Does there exist a vector space $X$ and two norms $\Vert \cdot \Vert$ and $\Vert \cdot \Vert_1$ on $X$ such that both spaces $(X, \Vert \cdot \Vert)$ and $(X, \Vert \cdot \Vert_1)$ are complete, but the two norms $\Vert \cdot \Vert$ and $\Vert \cdot \Vert_1$ are not equivalent?
A fact:
When one of these two norms is stronger than the other one, then they are equivalent. So I want to find a counter example, where the above condition does not hold.
Best Answer
Let $X$ be a separable infinite-dimensional Banach space (for instance $X=\ell_p$ for some $p\in [1,\infty]$). Every infinite-dimensional separable Banach space has Hamel basis of cardinality continuum; let us choose any such space $Y$ that is not isomorphic to $X$ (for instance, $c_0$ if $X=\ell_p$).
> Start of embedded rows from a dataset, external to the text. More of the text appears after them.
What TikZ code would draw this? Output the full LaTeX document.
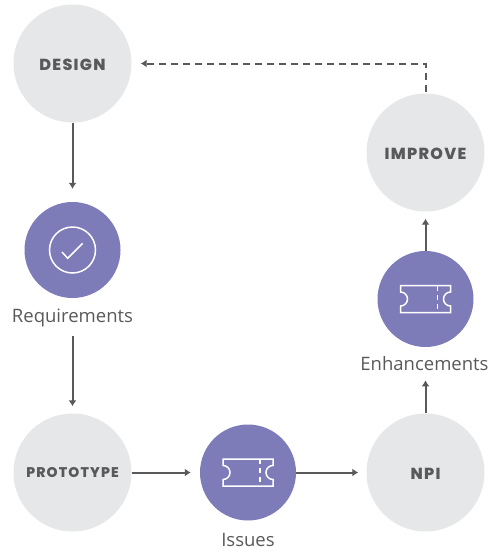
\documentclass[tikz,border=0pt]{standalone}
\usepackage{fontspec}
\setmainfont{Open Sans}
\newfontfamily\headfont[LetterSpace=8,BoldFont={Poppins ExtraBold}]{Poppins}
\usetikzlibrary{arrows.meta}
\definecolor{stagegrey}{HTML}{E6E7E8}
\definecolor{itempurple}{HTML}{7D7BB8}
\definecolor{inkgrey}{HTML}{58595B}
\tikzset{
  stage/.style = {shape=circle, fill=stagegrey, minimum size=118pt, inner sep=0pt,
    text=inkgrey, font=\headfont\bfseries\fontsize{#1}{#1}\selectfont},
  stage/.default = 16pt,
  bigstage/.style = {stage, text height=13pt, text depth=0pt},
  item/.style = {shape=circle, fill=itempurple, minimum size=96pt, inner sep=0pt},
  caption/.style = {text=inkgrey, inner sep=0pt, anchor=base, font=\fontsize{18.5pt}{22pt}\selectfont},
  link/.style = {draw=inkgrey, line width=2pt, -{Latex[length=6pt,width=8pt]}},
  ticket/.pic = {
    \draw[white, line width=1.5pt] (-25,-13.5) -- (25,-13.5) -- (25,-7)
      arc[start angle=90, end angle=270, radius=7pt] -- (25,13.5) -- (-25,13.5) -- (-25,7)
      arc[start angle=-90, end angle=90, radius=7pt] -- cycle;
    \draw[white, line width=1.5pt, dash pattern=on 5pt off 4pt] (12,-13.5) -- (12,13.5);
  }
}
\begin{document}
\begin{tikzpicture}[x=1pt, y=-1pt]
  \useasboundingbox (0,0) rectangle (488,550);
  % stages
  \node[bigstage] (design) at (72.5,63.5) {DESIGN};
  \node[stage=14pt] (prototype) at (72.5,472.5) {PROTOTYPE};
  \node[bigstage] (npi) at (425.5,472.5) {NPI};
  \node[bigstage] (improve) at (425.5,152.5) {IMPROVE};
  % items and their captions
  \node[item] (requirements) at (72.5,250) {};
  \node[caption] (reqlabel) at (72.5,322) {Requirements};
  \node[item] (issues) at (248,472.5) {};
  \node[caption] (isslabel) at (248,546) {Issues};
  \node[item] (enhancements) at (425.5,299) {};
  \node[caption] (enhlabel) at (424.5,370) {Enhancements};
  % icons
  \draw[white, line width=1.5pt] (requirements) circle[radius=23pt];
  \draw[white, line width=1.5pt] (62,252) -- (67.7,258.3) -- (82.7,243.3);
  \pic at (issues) {ticket};
  \pic at (enhancements) {ticket};
  % connectors
  \draw[link, shorten >=13pt] (design) -- (requirements);
  \draw[link, shorten <=9pt, shorten >=7pt] (reqlabel) -- (prototype);
  \draw[link, shorten >=9pt] (prototype) -- (issues);
  \draw[link, shorten >=8pt] (issues) -- (npi);
  \draw[link, shorten >=10pt] (npi) -- (npi |- enhlabel.south);
  \draw[link, shorten >=7pt] (enhancements) -- (improve);
  \coordinate (turn) at (improve.north |- design);
  \draw[link, dash pattern=on 7pt off 5pt, shorten <=1pt, shorten >=9pt] (improve) -- (turn) -- (design);
\end{tikzpicture}
\end{document}
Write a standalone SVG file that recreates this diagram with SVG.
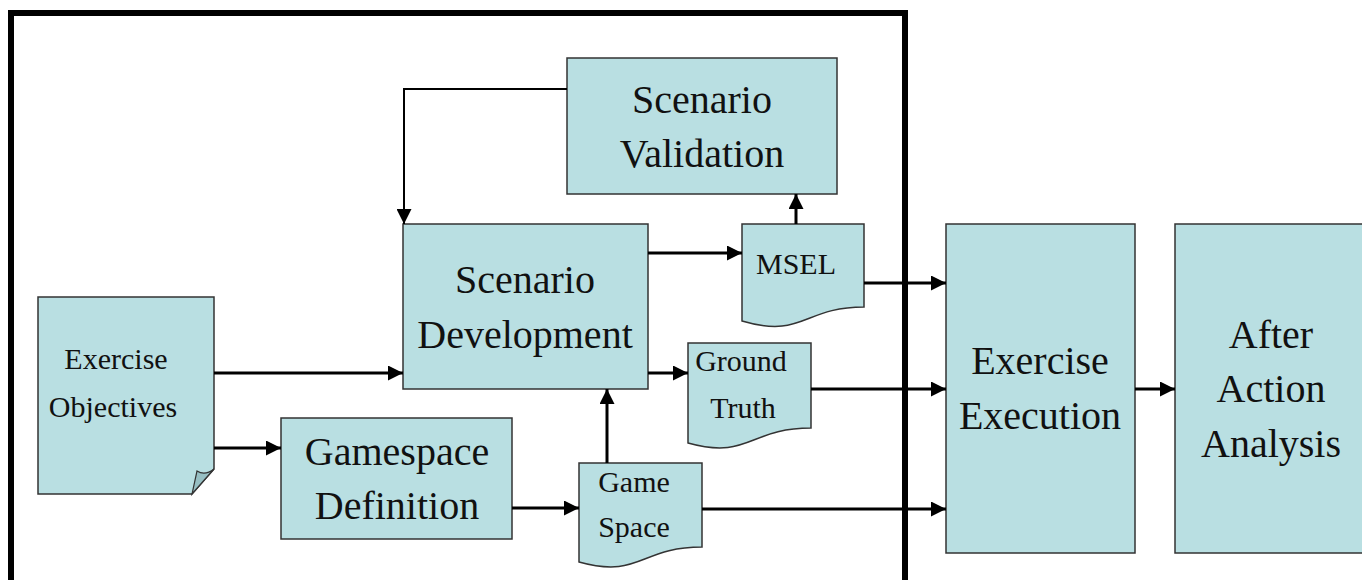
<svg xmlns="http://www.w3.org/2000/svg" width="1362" height="580" viewBox="0 0 1362 580">
<defs>
<style>
.box{fill:#b9dfe2;stroke:#333;stroke-width:1.5}
.fold{fill:#97bfc3;stroke:#333;stroke-width:1.2}
.t40{font-family:"Liberation Serif","Times New Roman",serif;font-size:40px;fill:#111;text-anchor:middle}
.t30{font-family:"Liberation Serif","Times New Roman",serif;font-size:30px;fill:#111;text-anchor:middle}
.c{fill:none;stroke:#000;stroke-width:3}
.thin{fill:none;stroke:#000;stroke-width:2}
.frame{fill:none;stroke:#000;stroke-width:6}
</style>
<marker id="ah" markerWidth="15" markerHeight="15" refX="15" refY="7.5" orient="auto" markerUnits="userSpaceOnUse">
<path d="M0,0 L15,7.5 L0,15 Z" fill="#000"/>
</marker>
</defs>
<rect width="1362" height="580" fill="#fff"/>
<path class="frame" d="M11,600 V13 H905 V600"/>

<g id="exercise-objectives">
<path class="box" d="M38,297 H214 V469 L192,494 H38 Z"/>
<path class="fold" d="M214,469 Q205,476 197,471 L192,494 Z"/>
<text class="t30" x="116" y="369">Exercise</text>
<text class="t30" x="113" y="417">Objectives</text>
</g>

<g id="scenario-validation">
<rect class="box" x="567" y="58" width="270" height="136"/>
<text class="t40" x="702" y="113">Scenario</text>
<text class="t40" x="702" y="167">Validation</text>
</g>

<g id="scenario-development">
<rect class="box" x="403" y="224" width="245" height="165"/>
<text class="t40" x="525" y="293">Scenario</text>
<text class="t40" x="525" y="348">Development</text>
</g>

<g id="gamespace-definition">
<rect class="box" x="281" y="418" width="231" height="121"/>
<text class="t40" x="397" y="465">Gamespace</text>
<text class="t40" x="397" y="519">Definition</text>
</g>

<g id="msel">
<path class="box" d="M742,224 H864 V307 C803,307 803,339 742,321 Z"/>
<text class="t30" x="796" y="274">MSEL</text>
</g>

<g id="ground-truth">
<path class="box" d="M688,343 H811 V428 C749,428 749,460 688,443 Z"/>
<text class="t30" x="741" y="371">Ground</text>
<text class="t30" x="743" y="418">Truth</text>
</g>

<g id="game-space">
<path class="box" d="M579,463 H702 V547 C640,547 640,579 579,562 Z"/>
<text class="t30" x="634" y="492">Game</text>
<text class="t30" x="634" y="537">Space</text>
</g>

<g id="exercise-execution">
<rect class="box" x="946" y="224" width="189" height="329"/>
<text class="t40" x="1040" y="374">Exercise</text>
<text class="t40" x="1040" y="429">Execution</text>
</g>

<g id="after-action-analysis">
<rect class="box" x="1175" y="224" width="200" height="329"/>
<text class="t40" x="1271" y="348">After</text>
<text class="t40" x="1271" y="402">Action</text>
<text class="t40" x="1271" y="457">Analysis</text>
</g>

<g id="connectors">
<path class="thin" d="M567,89 H404 V224" marker-end="url(#ah)"/>
<path class="c" d="M648,253 H742" marker-end="url(#ah)"/>
<path class="c" d="M796,224 V194" marker-end="url(#ah)"/>
<path class="c" d="M648,373 H688" marker-end="url(#ah)"/>
<path class="c" d="M214,373 H403" marker-end="url(#ah)"/>
<path class="c" d="M214,448 H281" marker-end="url(#ah)"/>
<path class="c" d="M512,508 H579" marker-end="url(#ah)"/>
<path class="c" d="M607,463 V389" marker-end="url(#ah)"/>
<path class="c" d="M864,283 H946" marker-end="url(#ah)"/>
<path class="c" d="M811,389 H946" marker-end="url(#ah)"/>
<path class="c" d="M702,509 H946" marker-end="url(#ah)"/>
<path class="c" d="M1135,389 H1175" marker-end="url(#ah)"/>
</g>
</svg>
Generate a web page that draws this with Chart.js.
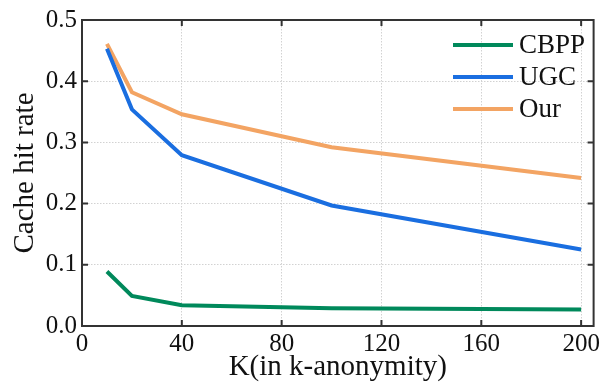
<!DOCTYPE html>
<html>
<head>
<meta charset="utf-8">
<script src="https://cdn.jsdelivr.net/npm/chart.js@4.4.1/dist/chart.umd.min.js"></script>
<style>
  html, body { margin: 0; padding: 0; background: #fff; }
  #wrap { width: 603px; height: 389px; }
</style>
</head>
<body>
<div id="wrap"><canvas id="c" width="603" height="389"></canvas></div>
<script>
// data
const kValues = [10, 20, 40, 100, 200];
const cbpp = [0.089, 0.049, 0.034, 0.029, 0.027];
const ugc = [0.453, 0.354, 0.279, 0.197, 0.125];
const our = [0.461, 0.382, 0.346, 0.292, 0.242];
const xTicks = [0, 40, 80, 120, 160, 200];
const yTicks = [0, 0.1, 0.2, 0.3, 0.4, 0.5];

const serif = "'Liberation Serif', 'DejaVu Serif', serif";

function pts(vals) {
  return kValues.map((k, i) => ({ x: k, y: vals[i] }));
}

// inward ticks on all 4 sides + frame
const frameTicks = {
  id: 'frameTicks',
  afterDraw(chart) {
    const { ctx, chartArea: a, scales } = chart;
    ctx.save();
    ctx.strokeStyle = '#333';
    ctx.lineWidth = 2;
    ctx.strokeRect(a.left, a.top, a.right - a.left, a.bottom - a.top);
    const len = 6;
    ctx.beginPath();
    xTicks.forEach(v => {
      const px = scales.x.getPixelForValue(v);
      ctx.moveTo(px, a.bottom); ctx.lineTo(px, a.bottom - len);
      ctx.moveTo(px, a.top); ctx.lineTo(px, a.top + len);
    });
    yTicks.forEach(v => {
      const py = scales.y.getPixelForValue(v);
      ctx.moveTo(a.left, py); ctx.lineTo(a.left + len, py);
      ctx.moveTo(a.right, py); ctx.lineTo(a.right - len, py);
    });
    ctx.stroke();
    ctx.restore();
  }
};

// legend drawn inside the plot, top right
const innerLegend = {
  id: 'innerLegend',
  afterDraw(chart) {
    const { ctx } = chart;
    ctx.save();
    ctx.font = '27px ' + serif;
    ctx.textBaseline = 'middle';
    chart.data.datasets.forEach((ds, i) => {
      const y = 45 + i * 32;
      ctx.strokeStyle = ds.borderColor;
      ctx.lineWidth = 4;
      ctx.beginPath();
      ctx.moveTo(453, y); ctx.lineTo(513, y);
      ctx.stroke();
      ctx.fillStyle = '#111';
      ctx.fillText(ds.label, 519, y + 1);
    });
    ctx.restore();
  }
};

new Chart(document.getElementById('c'), {
  type: 'line',
  data: {
    datasets: [
      { label: 'CBPP', data: pts(cbpp), borderColor: '#00895b' },
      { label: 'UGC', data: pts(ugc), borderColor: '#1a6ee0' },
      { label: 'Our', data: pts(our), borderColor: '#f3a463' }
    ]
  },
  options: {
    responsive: false,
    animation: false,
    layout: { padding: { top: 14, right: 5, left: 0, bottom: 0 } },
    elements: {
      point: { radius: 0 },
      line: { borderWidth: 4, tension: 0, fill: false }
    },
    plugins: { legend: { display: false }, tooltip: { enabled: false } },
    scales: {
      x: {
        type: 'linear',
        min: 0,
        max: 205,
        afterBuildTicks: s => { s.ticks = xTicks.map(v => ({ value: v })); },
        afterFit: s => { s.height = 63; },
        grid: { color: '#d2d2d2', lineWidth: 1, drawTicks: false },
        border: { display: false, dash: [1.5, 1.5] },
        ticks: { color: '#111', font: { family: serif, size: 25 }, padding: 3, maxRotation: 0 },
        title: { display: true, text: 'K(in k-anonymity)', color: '#111', font: { family: serif, size: 29 }, padding: { top: -4 } }
      },
      y: {
        min: 0,
        max: 0.5,
        afterBuildTicks: s => { s.ticks = yTicks.map(v => ({ value: v })); },
        afterFit: s => { s.width = 82; },
        grid: { color: '#d2d2d2', lineWidth: 1, drawTicks: false },
        border: { display: false, dash: [1.5, 1.5] },
        ticks: { color: '#111', font: { family: serif, size: 25 }, padding: 5, callback: v => v.toFixed(1) },
        title: { display: true, text: 'Cache hit rate', color: '#111', font: { family: serif, size: 29 }, padding: { top: 8, bottom: 0 } }
      }
    }
  },
  plugins: [frameTicks, innerLegend]
});
</script>
</body>
</html>
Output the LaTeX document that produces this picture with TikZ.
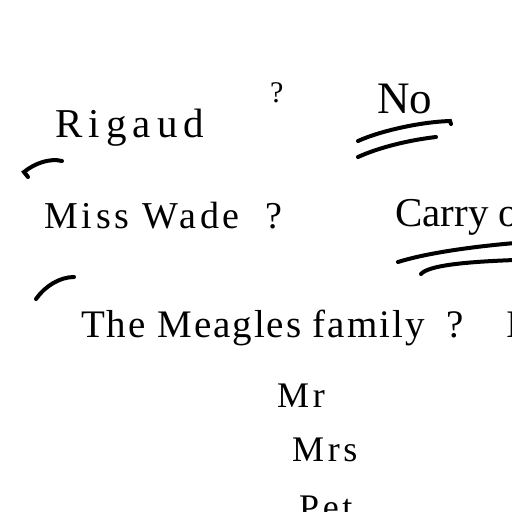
\documentclass[tikz,border=0pt]{standalone}
\usepackage{fontspec}
\setmainfont{Liberation Serif}
\newfontfamily\tight[LetterSpace=5]{Liberation Serif}
\newfontfamily\wide[LetterSpace=10]{Liberation Serif}
\newfontfamily\wider[LetterSpace=15]{Liberation Serif}
\newcommand{\fsz}[1]{\fontsize{#1}{#1}\selectfont}

\begin{document}
\begin{tikzpicture}[
    x=1pt, y=-1pt,
    % Styles
    word/.style={% For the written names
        anchor=base west,
        inner sep=0pt,
        },
    brush/.style={% For the pen strokes
        line width=4pt,
        line cap=round,
        },
    ]
    \useasboundingbox (0,0) rectangle (512,512);
    \clip (0,0) rectangle (512,512);

    % Top row
    \node[word, font=\wider\fsz{41}] (rigaud) at (55,137) {Rigaud};
    \node[word, font=\fsz{30}] (q_top) at (270,102) {?};
    \node[word, font=\fsz{45}] (no) at (377,113) {No};

    % Second row
    \node[word, font=\wide\fsz{38}] (wade) at (44,228) {Miss Wade};
    \node[word, font=\fsz{38}] (q_wade) at (265,228) {?};
    \node[word, font=\fsz{41}] (carry) at (395,226) {Carry on};

    % Third row
    \node[word, font=\tight\fsz{39}] (meagles) at (81,337) {The Meagles family};
    \node[word, font=\fsz{39}] (q_meagles) at (446,337) {?};
    \node[word, font=\fsz{39}] (cut) at (506,337) {I};

    % The family
    \node[word, font=\wide\fsz{36}] (mr) at (277,407) {Mr};
    \node[word, font=\wide\fsz{36}] (mrs) at (292,461) {Mrs};
    \node[word, font=\wide\fsz{36}] (pet) at (299,519) {Pet};

    % Underlines of No
    \draw[brush] (358,141) .. controls (380,131) and (420,122) .. (450,121) -- (451,124);
    \draw[brush] (358,157) .. controls (380,147) and (410,140) .. (436,137);

    % Underlines of Carry on
    \draw[brush] (398,262) .. controls (430,252) and (480,246) .. (515,243);
    \draw[brush] (421,274) .. controls (428,266) and (460,262) .. (515,260);

    % Ticks on the left
    \draw[brush] (28,177) -- (24,172) .. controls (35,163) and (50,158) .. (62,161);
    \draw[brush] (36,299) .. controls (45,286) and (60,277) .. (74,277);
\end{tikzpicture}
\end{document}
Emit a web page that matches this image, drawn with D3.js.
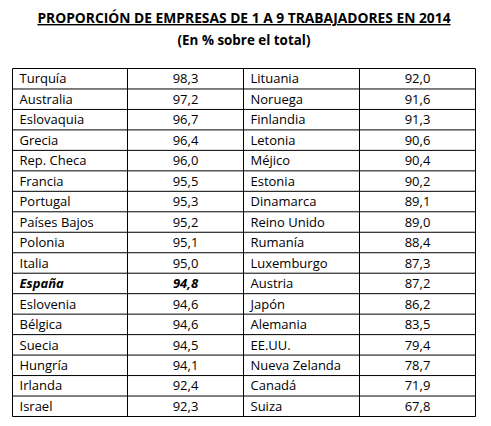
<!DOCTYPE html><html><head><meta charset="utf-8"><script src="https://cdn.jsdelivr.net/npm/d3@7"></script>
<style>body{margin:0;background:#fff}</style></head><body><svg id="c" width="491" height="426"></svg>
<script>
const countriesL=["Turquía","Australia","Eslovaquia","Grecia","Rep. Checa","Francia","Portugal","Países Bajos","Polonia","Italia","España","Eslovenia","Bélgica","Suecia","Hungría","Irlanda","Israel"];
const valuesL=[98.3,97.2,96.7,96.4,96.0,95.5,95.3,95.2,95.1,95.0,94.8,94.6,94.6,94.5,94.1,92.4,92.3];
const countriesR=["Lituania","Noruega","Finlandia","Letonia","Méjico","Estonia","Dinamarca","Reino Unido","Rumanía","Luxemburgo","Austria","Japón","Alemania","EE.UU.","Nueva Zelanda","Canadá","Suiza"];
const valuesR=[92.0,91.6,91.3,90.6,90.4,90.2,89.1,89.0,88.4,87.3,87.2,86.2,83.5,79.4,78.7,71.9,67.8];
const title="PROPORCIÓN DE EMPRESAS DE 1 A 9 TRABAJADORES EN 2014";
const subtitle="(En % sobre el total)";
const svg=d3.select("#c");const F="'Open Sans', sans-serif";
const fmt=v=>d3.format(".1f")(v).replace(".",",");
const x0=12.5,x1=475.5,y0=68.5,y1=416.5;
const y=d3.scaleBand().domain(d3.range(17)).range([y0,y1]);
const cols=[x0,127.5,243.5,359.5,x1];
svg.append("text").attr("x",244).attr("y",23).attr("text-anchor","middle").attr("font-family",F).attr("font-weight","bold").attr("font-size",13.8).attr("text-decoration","underline").text(title);
svg.append("text").attr("x",244).attr("y",45).attr("text-anchor","middle").attr("font-family",F).attr("font-weight","bold").attr("font-size",13.4).text(subtitle);
const g=svg.append("g").attr("font-family",F).attr("font-size",13).attr("fill","#000");
d3.range(17).forEach(i=>{
 const ty=y(i)+y.bandwidth()/2+4.7;
 const b=i===10;
 g.append("text").attr("x",cols[0]+7).attr("y",ty).text(countriesL[i]).attr("font-weight",b?"bold":null).attr("font-style",b?"italic":null);
 g.append("text").attr("x",(cols[1]+cols[2])/2).attr("y",ty).attr("text-anchor","middle").text(fmt(valuesL[i])).attr("font-weight",b?"bold":null).attr("font-style",b?"italic":null);
 g.append("text").attr("x",cols[2]+7).attr("y",ty).text(countriesR[i]);
 g.append("text").attr("x",(cols[3]+cols[4])/2).attr("y",ty).attr("text-anchor","middle").text(fmt(valuesR[i]));
});
const L=svg.append("g").attr("stroke","#000").attr("stroke-width",1);
d3.range(18).forEach(i=>{const yy=i<17?y(i):y1;L.append("line").attr("x1",x0).attr("x2",x1).attr("y1",yy).attr("y2",yy);});
cols.forEach(c=>L.append("line").attr("x1",c).attr("x2",c).attr("y1",y0).attr("y2",y1));
</script></body></html>
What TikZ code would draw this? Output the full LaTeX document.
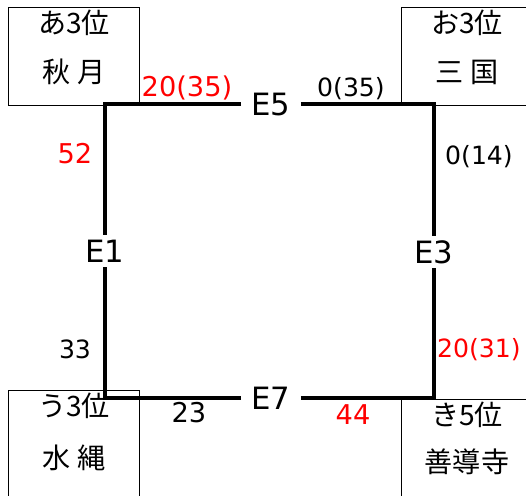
\documentclass[tikz,border=0pt]{standalone}
\usepackage{fontspec}
\setmainfont{DejaVu Sans}
\newfontfamily\jpfont{Noto Sans CJK JP}
\tikzset{
  stazione/.style={draw, line width=0.6pt, anchor=north west, minimum width=2.62cm, inner sep=0pt},
  nome/.style={font=\jpfont\fontsize{16}{16}\selectfont, inner sep=0pt},
  incrocio/.style={font=\fontsize{17.5}{18}\selectfont, text height=0.44cm, text depth=0cm, inner xsep=0.2cm, inner ysep=0.1cm},
  valore/.style={font=\fontsize{14.3}{15}\selectfont, inner sep=0pt},
  grande/.style={font=\fontsize{15.5}{16}\selectfont},
  anello/.style={line width=2pt},
}
\begin{document}
\begin{tikzpicture}[x=0.02cm, y=-0.02cm]
		\useasboundingbox (0,0) rectangle (526,495);
		\clip (0,0) rectangle (526,495);

		% stazioni
		\node[stazione, minimum height=1.96cm] (akizuki) at (8,7) {};
		\node[stazione, minimum height=1.96cm] (mikuni) at (401,7) {};
		\node[stazione, minimum height=2.3cm] (mizunawa) at (8,390) {};
		\node[stazione, minimum height=2.2cm] (zendoji) at (401,399) {};

		\node[nome] (akizuki1) at (74,23) {あ3位};
		\node[nome] (akizuki2) at (74,72) {秋 月};
		\node[nome] (mikuni1) at (467,23) {お3位};
		\node[nome] (mikuni2) at (467,72) {三 国};
		\node[nome] (mizunawa1) at (74,406) {う3位};
		\node[nome] (mizunawa2) at (74,458) {水 縄};
		\node[nome] (zendoji1) at (467,415) {き5位};
		\node[nome] (zendoji2) at (467,462) {善導寺};

		% incroci
		\node[incrocio] (e5) at (271,104) {E5};
		\node[incrocio] (e1) at (105,251) {E1};
		\node[incrocio] (e3) at (434,252) {E3};
		\node[incrocio] (e7) at (271,398) {E7};

		\draw[anello] (e5) -| (e1);
		\draw[anello] (e5) -| (e3);
		\draw[anello] (e7) -| (e1);
		\draw[anello] (e7) -| (e3);

		% valori
		\node[valore, grande, red] (v1) at (187,88) {20(35)};
		\node[valore] (v2) at (351,89) {0(35)};
		\node[valore, grande, red] (v3) at (75,154) {52};
		\node[valore] (v4) at (479,157) {0(14)};
		\node[valore] (v5) at (75,349) {33};
		\node[valore, red] (v6) at (479,350) {20(31)};
		\node[valore, grande] (v7) at (189,413) {23};
		\node[valore, grande, red] (v8) at (353,415) {44};

	\end{tikzpicture}
\end{document}
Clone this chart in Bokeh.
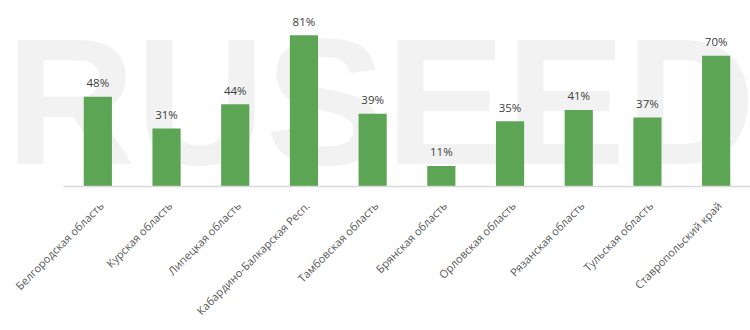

As $X$ and $Y$ have bases of the same cardinality, there exists a bijective linear map $T\colon X\to Y$ which sends one basis onto the other. Define
$$\|x\|^\prime = \|Tx\|\quad (x\in X).$$
Then this is essentially the norm in $Y$, hence inequivalent as we have taken $Y$ to be non-isomorphic to $X$.